Retired
1) Don’t try to understand. Unless it was experienced, it cannot be understood. After a very traumatic and terrifying experience a good friend of mine looked at me and said, “How do we even describe the gravity of the situation to someone?”. All too often you can’t.
2) The experiences are not table talk with family members and often times, not even appropriate for discussion in public. Quite frankly, most of the public cannot handle it. Its not the sawed down edited version that needs to come out. It is the felt and witnessed truth that needs to come out. I never wanted my friends and family to ever know as no human should ever be witness to the horror of death and descruction.
3)If a conversation does began with someone trying to communicate their experiences, simply saying “I am listening” is often times all that is needed. Anything else could shut the conversation down or start an arguement.
4) Be prepared for horrific details and remember silence is Golden. Use judgement if you want to ask a question.

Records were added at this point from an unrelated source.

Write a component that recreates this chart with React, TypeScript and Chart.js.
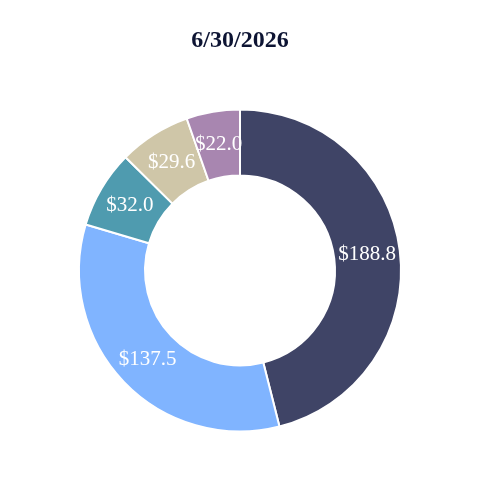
import React, { useEffect, useRef } from "react";
import { Chart, registerables } from "chart.js";

Chart.register(...registerables);

const titleText = "6/30/2026";
const categories = ["A", "B", "C", "D", "E"];
const values = [188.8, 137.5, 32.0, 29.6, 22.0];
const colors = ["#3F4466", "#80B4FF", "#4F9BAF", "#CFC6A8", "#A886B0"];

const labelPlugin = {
  id: "sliceLabels",
  afterDatasetsDraw(chart: any) {
    const ctx = chart.ctx;
    const meta = chart.getDatasetMeta(0);
    ctx.save();
    ctx.fillStyle = "#FFFFFF";
    ctx.font = '21px "Liberation Serif", "Times New Roman", serif';
    ctx.textAlign = "center";
    ctx.textBaseline = "middle";
    meta.data.forEach((arc: any, i: number) => {
      const p = arc.getCenterPoint();
      ctx.fillText("$" + values[i].toFixed(1), p.x, p.y);
    });
    ctx.restore();
  },
};

export default function App() {
  const ref = useRef<HTMLCanvasElement | null>(null);
  useEffect(() => {
    if (!ref.current) return;
    const chart = new Chart(ref.current, {
      type: "doughnut",
      data: {
        labels: categories,
        datasets: [
          {
            data: values,
            backgroundColor: colors,
            borderColor: "#FFFFFF",
            borderWidth: 2,
          },
        ],
      },
      options: {
        responsive: false,
        animation: false,
        cutout: "59%",
        layout: { padding: { top: 0, bottom: 46, left: 78, right: 78 } },
        plugins: {
          legend: { display: false },
          tooltip: { enabled: false },
          title: {
            display: true,
            text: titleText,
            color: "#0D1433",
            font: { family: '"Liberation Serif", "Times New Roman", serif', size: 24, weight: "bold" },
            padding: { top: 26, bottom: 52 },
          },
        },
      },
      plugins: [labelPlugin],
    });
    return () => chart.destroy();
  }, []);
  return (
    <div style={{ position: "fixed", left: 0, top: 0, width: 480, height: 480, background: "#fff" }}>
      <canvas ref={ref} width={480} height={480} style={{ width: 480, height: 480 }} />
    </div>
  );
}
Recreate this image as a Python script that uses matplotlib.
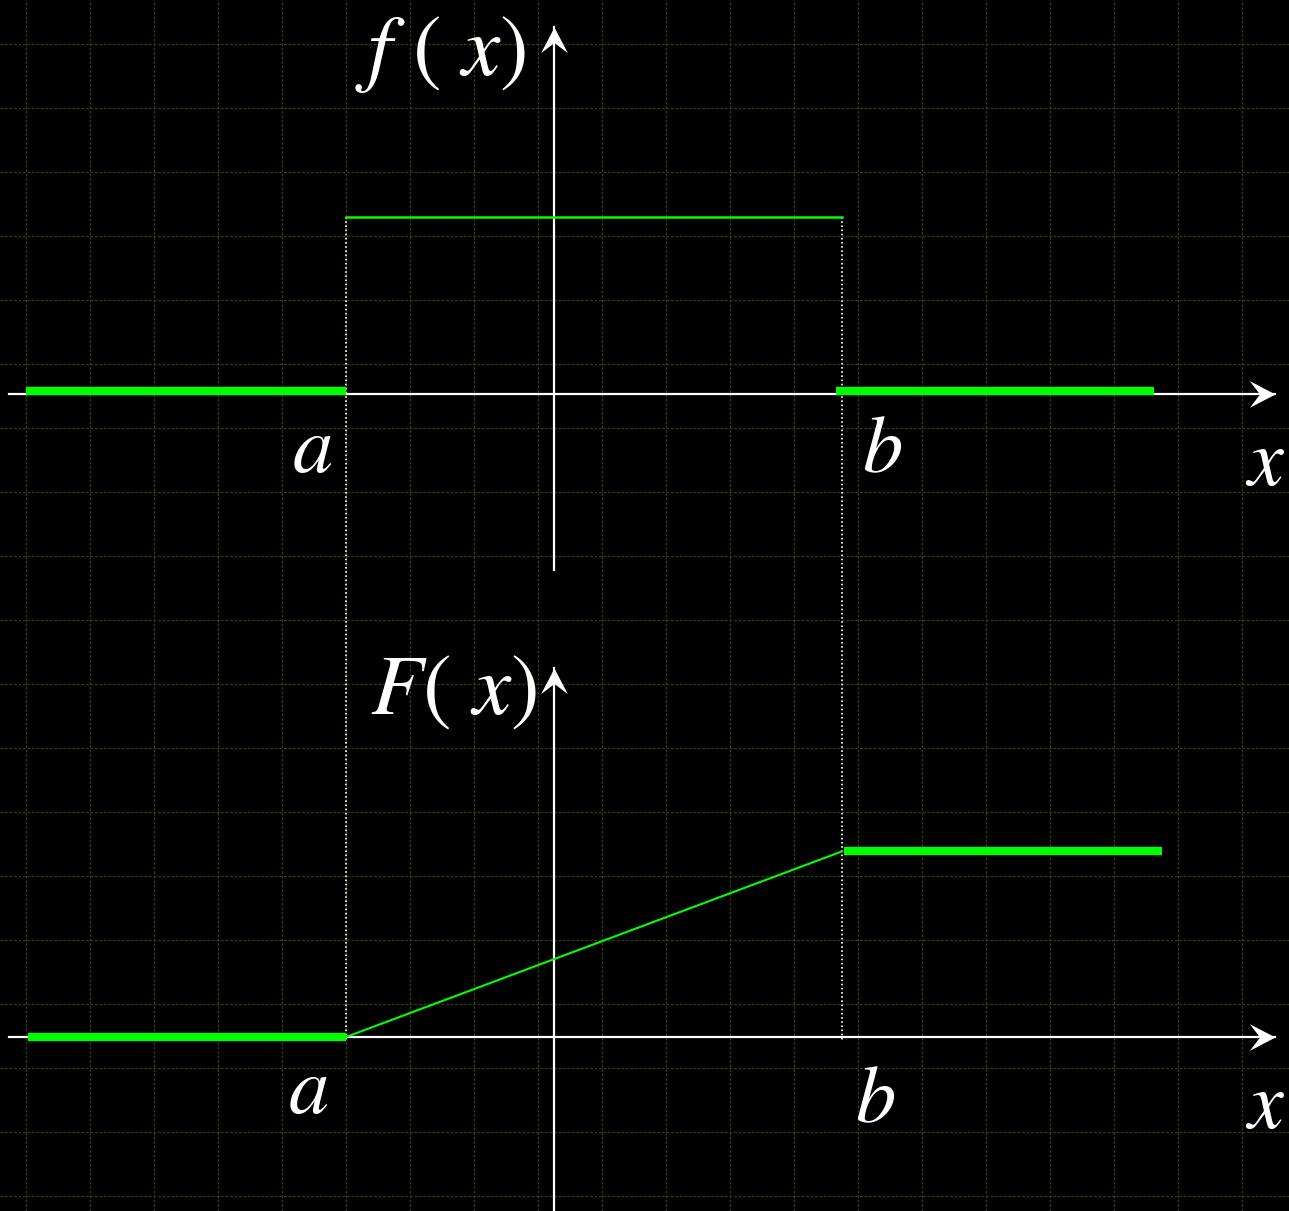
import matplotlib
matplotlib.use("Agg")
import matplotlib.pyplot as plt
import numpy as np
from matplotlib.path import Path

# Times-like letters for the labels
plt.rcParams["mathtext.fontset"] = "stix"

# Uniform distribution on [a, b]: density and distribution function
a = -3.25
b = 4.5
pdf_level = 2.77
cdf_level = 2.9

# Tails where both functions are flat
pdf_left = [-8.25, a]
pdf_right = [4.4, 9.375]
cdf_left = [-8.22, a]
cdf_right = [4.53, 9.5]

# Vertical shift of the upper (density) panel
TOP = 10.05

# Axis extents
x_axis = [-8.52, 11.27]
pdf_y_axis = [7.30, 15.78]
cdf_y_axis = [-2.75, 5.77]

# Grid positions
grid_x = np.arange(-8.25, 11.5, 1.0)
grid_y = np.arange(-2.484, 16.0, 1.0)

GREEN = "#00ff00"
WHITE = "white"


def arrow_marker(direction):
    # stealth-style head with the tip at the origin, pointing up
    verts = np.array([[0, 0], [-13, -25], [0, -15], [13, -25], [0, 0]], dtype=float)
    if direction == "right":
        verts = np.column_stack([verts[:, 1], -verts[:, 0]])
    codes = [Path.MOVETO, Path.LINETO, Path.LINETO, Path.LINETO, Path.CLOSEPOLY]
    return Path(verts, codes)


def draw_axes(ax, y0, y_axis):
    ax.plot(x_axis, [y0, y0], color=WHITE, lw=1.6, zorder=3)
    ax.plot([0, 0], y_axis, color=WHITE, lw=1.6, zorder=3)
    ax.plot(x_axis[1], y0, marker=arrow_marker("right"), ms=37,
            color=WHITE, mew=0, zorder=4)
    ax.plot(0, y_axis[1], marker=arrow_marker("up"), ms=37,
            color=WHITE, mew=0, zorder=4)


fig = plt.figure(figsize=(12.89, 12.11), dpi=100, facecolor="black")
ax = fig.add_axes([0, 0, 1, 1])
ax.set_facecolor("black")
ax.set_xlim(-554 / 64, (1289 - 554) / 64)
ax.set_ylim(-(1211 - 1037) / 64, 1037 / 64)

ax.set_xticks(grid_x)
ax.set_yticks(grid_y)
ax.grid(True, color="#3c3c00", lw=0.9, linestyle=(0, (2.2, 1.4)))
ax.tick_params(length=0, labelbottom=False, labelleft=False)
for s in ax.spines.values():
    s.set_visible(False)

draw_axes(ax, TOP, pdf_y_axis)
draw_axes(ax, 0, cdf_y_axis)

# density f(x)
ax.plot(pdf_left, [TOP + 0.04] * 2, color=GREEN, lw=6, solid_capstyle="butt", zorder=5)
ax.plot(pdf_right, [TOP + 0.04] * 2, color=GREEN, lw=6, solid_capstyle="butt", zorder=5)
ax.plot([a, b], [TOP + pdf_level] * 2, color=GREEN, lw=1.8, zorder=5)

# distribution F(x)
ax.plot(cdf_left, [0, 0], color=GREEN, lw=6, solid_capstyle="butt", zorder=5)
ax.plot(cdf_right, [cdf_level] * 2, color=GREEN, lw=6, solid_capstyle="butt", zorder=5)
ax.plot([a, b], [0, cdf_level], color=GREEN, lw=1.5, zorder=5)

# dotted guides at a and b
for xv in (a, b):
    ax.plot([xv, xv], [TOP + pdf_level, -0.05], color=WHITE, lw=1.2,
            linestyle=(0, (1, 1.5)), zorder=2)

txt = dict(color=WHITE, fontsize=58, ha="left", va="baseline", zorder=6)
big = dict(txt, fontsize=62)
ax.text(-3.11, 15.03, r"$f\ (\ x)$", **big)
ax.text(-2.875, 5.06, r"$F(\ x)$", **big)
ax.text(-4.09, 8.83, r"$a$", **txt)
ax.text(4.81, 8.83, r"$b$", **txt)
ax.text(10.8, 8.62, r"$x$", **txt)
ax.text(-4.16, -1.19, r"$a$", **txt)
ax.text(4.70, -1.33, r"$b$", **txt)
ax.text(10.8, -1.42, r"$x$", **txt)

fig.savefig("out.png", dpi=100, facecolor="black")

5) Any thanks, praise, hugs (when and where appropriate), “I Love You”, and support in general are always appreciated and helpful as they made me feel I always did the right thing.
July 26th, 2008 at 12:27 pm
This was so on target.
Reading your thoughts gave be great pause and contemplation.
How do we help the families understand?
How do help all the people who want to help understand.
Just the idea that I needed - or need - help is hard to digest.
I guess that at some level I wanted people to care, but at the same time, I did not want to talk about it.
August 4th, 2008 at 11:17 am
Dear Retired,
I agree with both you and Col. Wilson that this information is right on. There are so many perspectives that we each hold, and no one can understand; we can however care!